El orgullo
No olfatear la tempestad a distancia es algo que le puede ocurrir al marino más experimentado. Ahora bien, no verla cuando la tienes encima ya resulta un poco más grave. Tal vez se trata de un efecto secundario de los tiempos que vivimos. El fenómeno es profundamente contemporáneo aunque tiene antecedentes históricos y literarios de gran calado. Fabricio del Dongo, el protagonista de La Cartuja de Parma, está en el mismísimo campo de Waterloo el día de la batalla y se pregunta qué clase de pequeña escaramuza será esa. Waterloo, el fin del imperio napoleónico, ni más ni menos. También hay quien llega a casa cada día sin darse cuenta de en qué maldito momento se ha ido al carajo su vida.
A veces nos cuesta distinguir lo cotidiano de lo trascendental. Cuestión de perspectiva. Todo el mundo se siente tan preocupado por el futuro que nadie está preparado para ver lo que tiene delante de los ojos. Ni economistas internacionales, ni analistas políticos, ni enviados especiales. Ni Cristo.
Muchos profetas del día después han querido analizar las revueltas árabes, como en los viejos tiempos marxistas, a golpe de gráfica de los precios del pan y renta per cápita, pero se han olvidado de lo trascendental, igual que el tipo que llega a casa sin entender en qué momento ha traicionado sus sueños. Cualquiera que se haya dado una vuelta por El Cairo, por los talleres subterráneos del barrio islámico, por las callejuelas de cabras a las puertas del gran hotel Hilton, por las avenidas sin asfaltar y llenas de escombros que conducen a las pirámides más majestuosas del mundo, podría explicar lo ocurrido mucho mejor que un analista económico. Tampoco Facebook es la madre del cordero, aunque es verdad que el mundo árabe es muy joven. Una generación que ya nació con Internet.

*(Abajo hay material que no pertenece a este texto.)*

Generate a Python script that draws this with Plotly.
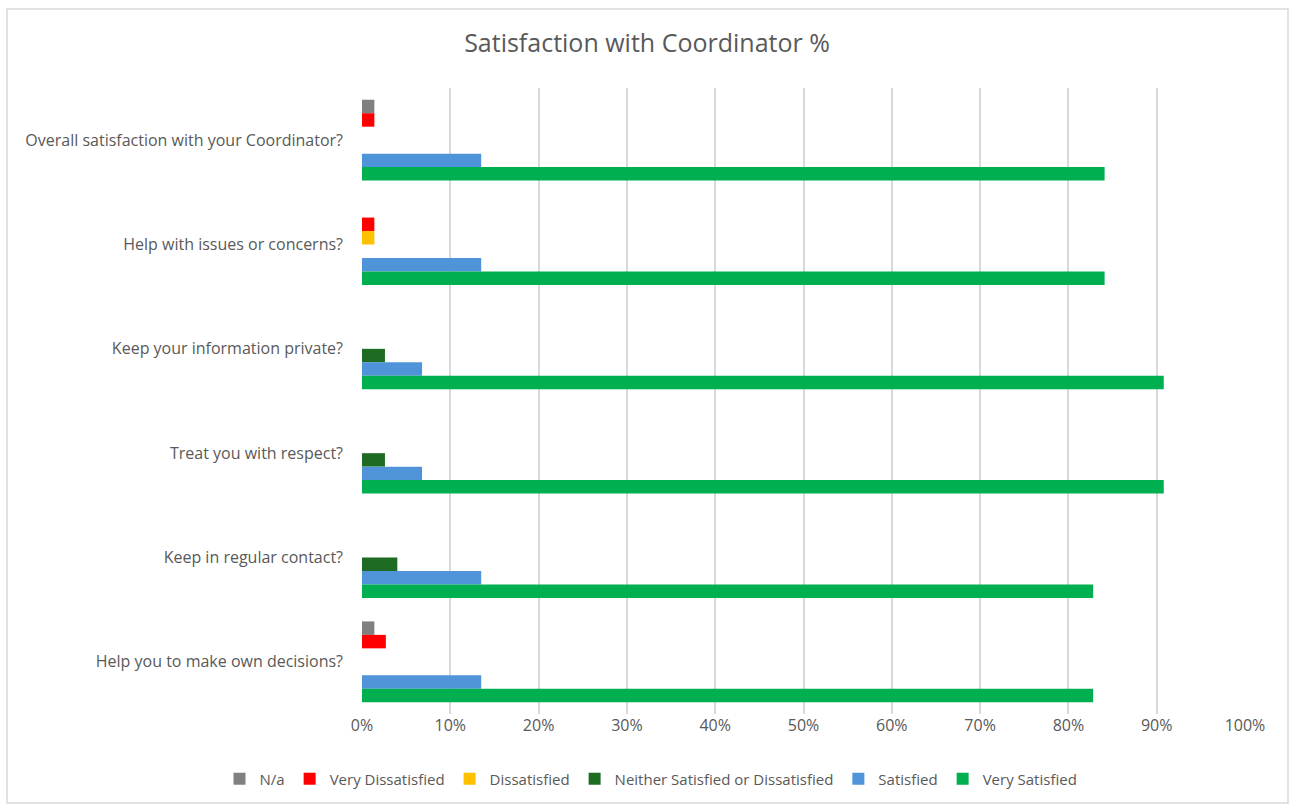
import plotly.graph_objects as go

categories = [
    "Overall satisfaction with your Coordinator?",
    "Help with issues or concerns?",
    "Keep your information private?",
    "Treat you with respect?",
    "Keep in regular contact?",
    "Help you to make own decisions?",
]

series_names = ["N/a", "Very Dissatisfied", "Dissatisfied",
                "Neither Satisfied or Dissatisfied", "Satisfied", "Very Satisfied"]

na_vals = [1.4, 0, 0, 0, 0, 1.4]
very_dissatisfied = [1.4, 1.4, 0, 0, 0, 2.7]
dissatisfied = [0, 1.4, 0, 0, 0, 0]
neither = [0, 0, 2.6, 2.6, 4.0, 0]
satisfied = [13.5, 13.5, 6.8, 6.8, 13.5, 13.5]
very_satisfied = [84.1, 84.1, 90.8, 90.8, 82.8, 82.8]

series_values = [na_vals, very_dissatisfied, dissatisfied, neither, satisfied, very_satisfied]
colors = ["#808080", "#FF0000", "#FFC000", "#1E6B23", "#4F93D8", "#00B050"]

tick_vals = [0, 10, 20, 30, 40, 50, 60, 70, 80, 90, 100]
tick_text = ["0%", "10%", "20%", "30%", "40%", "50%", "60%", "70%", "80%", "90%", "100%"]

FONT = "Open Sans, Lato, sans-serif"
GREY = "#595959"

fig = go.Figure()
for name, vals, col in zip(series_names, series_values, colors):
    fig.add_trace(go.Bar(
        y=categories, x=vals, name=name, orientation="h",
        marker=dict(color=col, line=dict(width=0)),
        hoverinfo="x+y+name",
    ))

W, H = 1290, 805
ml, mr, mt, mb = 362, 45, 88, 91
pw = W - ml - mr
ph = H - mt - mb

def px_to_paper_x(px):
    return (px - ml) / pw

def px_to_paper_y(py):
    return (H - mb - py) / ph

fig.add_shape(type="rect", xref="paper", yref="paper",
              x0=px_to_paper_x(7), x1=px_to_paper_x(1288),
              y0=px_to_paper_y(803), y1=px_to_paper_y(9),
              line=dict(color="#D9D9D9", width=1.5), fillcolor="rgba(0,0,0,0)",
              layer="below")

fig.update_layout(
    width=W, height=H,
    margin=dict(l=ml, r=mr, t=mt, b=mb, autoexpand=False),
    paper_bgcolor="white", plot_bgcolor="white",
    barmode="group", bargap=0.225, bargroupgap=0,
    title=dict(text="Satisfaction with Coordinator %", x=px_to_paper_x(647), xref="paper",
               xanchor="center", y=1 - 43 / H, yanchor="middle",
               font=dict(family=FONT, size=25, color=GREY)),
    font=dict(family=FONT, size=16, color=GREY),
    xaxis=dict(range=[0, 100], tickvals=tick_vals, ticktext=tick_text,
               showgrid=True, gridcolor="#D9D9D9", gridwidth=1.5,
               zeroline=False, showline=False, ticks="", automargin=False,
               tickangle=0,
               tickfont=dict(size=16, color=GREY), fixedrange=True),
    yaxis=dict(autorange="reversed", showgrid=False, zeroline=False,
               showline=False, ticks="", ticklabelstandoff=18, automargin=False,
               tickfont=dict(size=16, color=GREY), fixedrange=True),
    legend=dict(orientation="h", x=px_to_paper_x(651), xref="paper", xanchor="center",
                y=px_to_paper_y(779), yanchor="middle",
                font=dict(size=15, color=GREY), traceorder="normal",
                bgcolor="rgba(0,0,0,0)"),
    showlegend=True,
)

fig.write_html("out.html")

¿Cuál es entonces la cuestión? ¿Recuerdan cómo empezó todo? Un joven tunecino de 26 tacos que vende fruta por las calles es interceptado por la policía, que le confisca el carrito. Hasta aquí todo normal. Nada que no hubiera pasado cientos de veces. Mordida. Soborno. Lo de siempre. Lo nuevo es que el chaval esta vez decidió quejarse a una funcionaria y ésta le escupió en la cara públicamente. Fue eso lo que el chico no pudo soportar. Un hombre aguanta y aguanta hasta que un día ya no aguanta más y se prende fuego. Y eso es precisamente lo que muchos reputados analistas no han tenido en consideración. Que además del IPC, la deuda externa y la balanza comercial, existe el orgullo. Algo que el pueblo árabe no tenía y ahora ha ganado por derecho de conquista. Está por ver cómo acabará todo. Pero si dentro de cien años alguien asomara la nariz a este incierto y anhelante siglo XXI, le sorprendería ver todavía a algunos políticos bajo el síndrome de Fabricio del Dongo, preguntándose si todo este jaleo será Waterloo o una simple escaramuza.